_Brief_.
Copy the listing verbatim, excluding any images found in it.
::::::
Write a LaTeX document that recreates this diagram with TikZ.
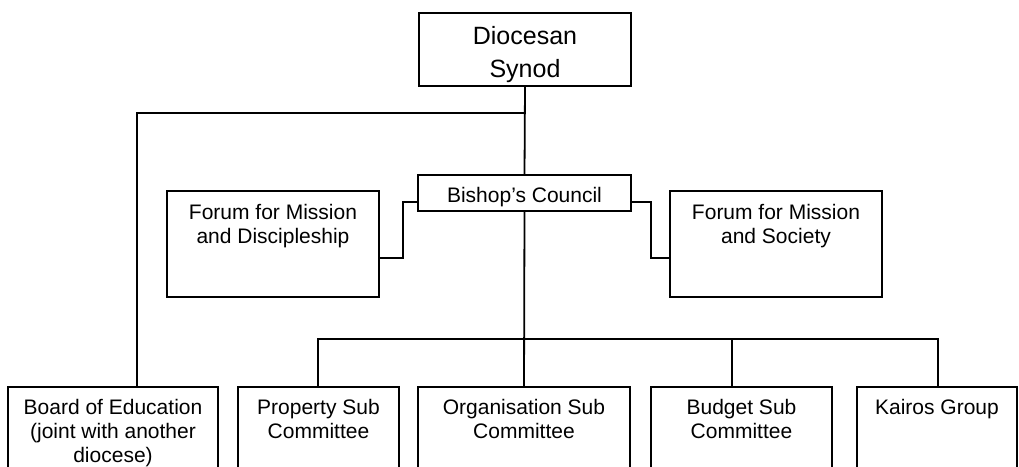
\documentclass[tikz,border=0pt]{standalone}
\usepackage{fontspec}
\setmainfont{Liberation Sans}
\begin{document}
\begin{tikzpicture}[x=1pt,y=-1pt,
  box/.style={draw,line width=1.5pt,inner sep=0pt,outer sep=0pt,rectangle},
  txt/.style={inner sep=0pt,anchor=north,align=center,font=\fontsize{21}{24}\selectfont},
  conn/.style={line width=1.8pt}]
\clip (0,0) rectangle (1019,466);
\fill[white] (0,0) rectangle (1019,466);
% boxes
\node[box,minimum width=212pt,minimum height=73pt] (synod) at (525,49.5) {};
\node[box,minimum width=213pt,minimum height=36pt] (bishop) at (524.5,193) {};
\node[box,minimum width=212pt,minimum height=106pt] (fmd) at (273,244) {};
\node[box,minimum width=212pt,minimum height=106pt] (fms) at (776,244) {};
\node[box,minimum width=210pt,minimum height=120pt] (board) at (113,447) {};
\node[box,minimum width=161pt,minimum height=120pt] (prop) at (318.5,447) {};
\node[box,minimum width=212pt,minimum height=120pt] (org) at (524,447) {};
\node[box,minimum width=181pt,minimum height=120pt] (budget) at (741.5,447) {};
\node[box,minimum width=160pt,minimum height=120pt] (kairos) at (937,447) {};
% texts
\node[txt,font=\fontsize{25}{33}\selectfont] (tsynod) at (525,26) {Diocesan\\Synod};
\node[txt] (tbishop) at (524.5,187) {Bishop’s Council};
\node[txt] (tfmd) at (273,204) {Forum for Mission\\and Discipleship};
\node[txt] (tfms) at (776,204) {Forum for Mission\\and Society};
\node[txt] (tboard) at (113,399.5) {Board of Education\\(joint with another\\diocese)};
\node[txt] (tprop) at (318.5,399.5) {Property Sub\\Committee};
\node[txt] (torg) at (524,399.5) {Organisation Sub\\Committee};
\node[txt] (tbudget) at (741.5,399.5) {Budget Sub\\Committee};
\node[txt] (tkairos) at (937,399.5) {Kairos Group};
% connectors
\coordinate (j1) at (525,113);
\coordinate (bus) at (525,339);
\draw[conn] (synod.south) -- (bishop.north);
\draw[conn] (j1) -| ([xshift=24pt]board.north);
\draw[conn] (bishop.south) -- (org.north);
\draw[conn] ([xshift=-0.5pt]prop.north) |- (bus) -| ([xshift=1pt]kairos.north);
\draw[conn] (bus) -| ([xshift=-9.5pt]budget.north);
\draw[conn] ([yshift=-14pt]fmd.east) -- ++(24,0) |- ([yshift=-9pt]bishop.west);
\draw[conn] ([yshift=-9pt]bishop.east) -- ++(20,0) |- ([yshift=-14pt]fms.west);
\end{tikzpicture}
\end{document}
::::::
_Response_.
Write a LaTeX document that recreates this diagram with TikZ.
\documentclass[tikz,border=0pt]{standalone}
\usepackage{fontspec}
\setmainfont{Liberation Sans}
\begin{document}
\begin{tikzpicture}[x=1pt,y=-1pt,
  box/.style={draw,line width=1.5pt,inner sep=0pt,outer sep=0pt,rectangle},
  txt/.style={inner sep=0pt,anchor=north,align=center,font=\fontsize{21}{24}\selectfont},
  conn/.style={line width=1.8pt}]
\clip (0,0) rectangle (1019,466);
\fill[white] (0,0) rectangle (1019,466);
% boxes
\node[box,minimum width=212pt,minimum height=73pt] (synod) at (525,49.5) {};
\node[box,minimum width=213pt,minimum height=36pt] (bishop) at (524.5,193) {};
\node[box,minimum width=212pt,minimum height=106pt] (fmd) at (273,244) {};
\node[box,minimum width=212pt,minimum height=106pt] (fms) at (776,244) {};
\node[box,minimum width=210pt,minimum height=120pt] (board) at (113,447) {};
\node[box,minimum width=161pt,minimum height=120pt] (prop) at (318.5,447) {};
\node[box,minimum width=212pt,minimum height=120pt] (org) at (524,447) {};
\node[box,minimum width=181pt,minimum height=120pt] (budget) at (741.5,447) {};
\node[box,minimum width=160pt,minimum height=120pt] (kairos) at (937,447) {};
% texts
\node[txt,font=\fontsize{25}{33}\selectfont] (tsynod) at (525,26) {Diocesan\\Synod};
\node[txt] (tbishop) at (524.5,187) {Bishop’s Council};
\node[txt] (tfmd) at (273,204) {Forum for Mission\\and Discipleship};
\node[txt] (tfms) at (776,204) {Forum for Mission\\and Society};
\node[txt] (tboard) at (113,399.5) {Board of Education\\(joint with another\\diocese)};
\node[txt] (tprop) at (318.5,399.5) {Property Sub\\Committee};
\node[txt] (torg) at (524,399.5) {Organisation Sub\\Committee};
\node[txt] (tbudget) at (741.5,399.5) {Budget Sub\\Committee};
\node[txt] (tkairos) at (937,399.5) {Kairos Group};
% connectors
\coordinate (j1) at (525,113);
\coordinate (bus) at (525,339);
\draw[conn] (synod.south) -- (bishop.north);
\draw[conn] (j1) -| ([xshift=24pt]board.north);
\draw[conn] (bishop.south) -- (org.north);
\draw[conn] ([xshift=-0.5pt]prop.north) |- (bus) -| ([xshift=1pt]kairos.north);
\draw[conn] (bus) -| ([xshift=-9.5pt]budget.north);
\draw[conn] ([yshift=-14pt]fmd.east) -- ++(24,0) |- ([yshift=-9pt]bishop.west);
\draw[conn] ([yshift=-9pt]bishop.east) -- ++(20,0) |- ([yshift=-14pt]fms.west);
\end{tikzpicture}
\end{document}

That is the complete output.